The change in customer behaviour

Meeting the expectations of consumers today is a tiring job for any business owner. Customers can shop online, offline, over the phone, at work – they have the opportunity to shop wherever and whenever they want. But what comes with that is the demand for a prompt and quick service – a service that’s user friendly and which meets the exact needs of the customer and where they are at that point in the day. And the expectation of timeliness doesn’t just apply to the delivery of products, it also refers to the speed of response on social media, via email and any other forms of communication.

To meet the demands of customers, retail businesses are investing even more time than ever in pro ling their customers. What time of the day do they prefer to shop; what do our customers do at the weekend; are they tech-savvy? – these are the types of questions retail marketing experts are asking themselves every day of the week. Consumers want bespoke messages that suit their activity there and then.

The rise in collaboration

Back in April 2016, it was confirmed that Sainsbury’s won its battle to buy leading catalogue retailer, Argos. With later this year announcing it had bought Asda. But what did this mean for the supermarket giant? Working with other businesses such as Argos as well as Homebase put Sainsbury’s in the same league as other retail giants such as John Lewis and Amazon. The deflation of the food market due to budget supermarkets Lidl and Aldi, means that Sainsbury’s needs to differentiate beyond its food heritage. The collaboration with, Asda, Argos and Homebase means Sainsbury’s offers customers even more reasons to visit its stores. It can now offer multi-products across multi-channels, meeting the demands of its customers.

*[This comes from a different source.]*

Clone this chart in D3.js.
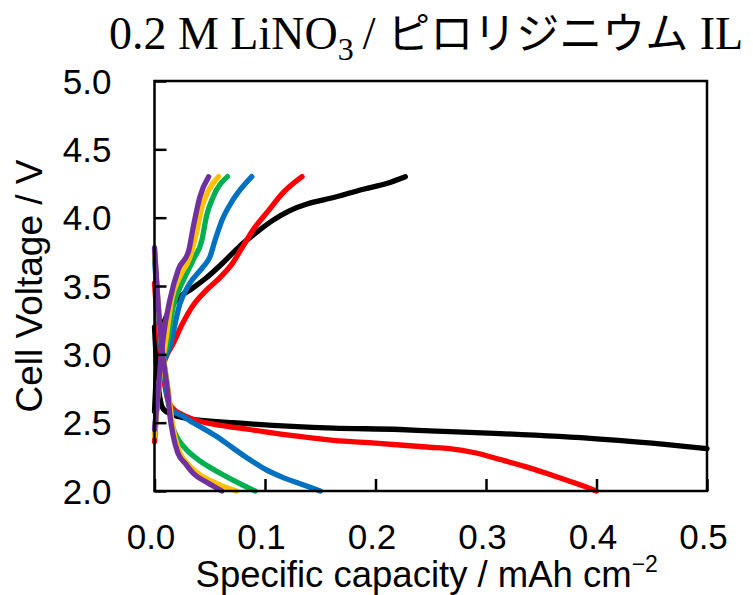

The appeal of independent retailers

A study conducted by the Leadership Factor found that one in five consumers were doing more of their shopping with independent shops than in the previous year. Also, about 55% of UK consumers now shop with independent retailers once a week or more frequently. These statistics vary across the country, but, in general, consumers are more likely to enjoy shopping with smaller retailers because they offer better customer service and better quality products, as well as offering something a little more unique compared to the national high street chains.

Bury St Edmunds is a town that’s thriving, with an independent business community. Mark Cordell, Chief Executive of Ourburystedmunds, the business improvement district for the town, explained “Bury St Edmunds town centre is synonymous with Independent business and vice versa. I consider the high quality independent businesses in our town as our USP and I am delighted to see that in recent months there have been a number of new ”Indies” opening up in town and in fact there are more Independent businesses in Bury Town Centre than national chains!”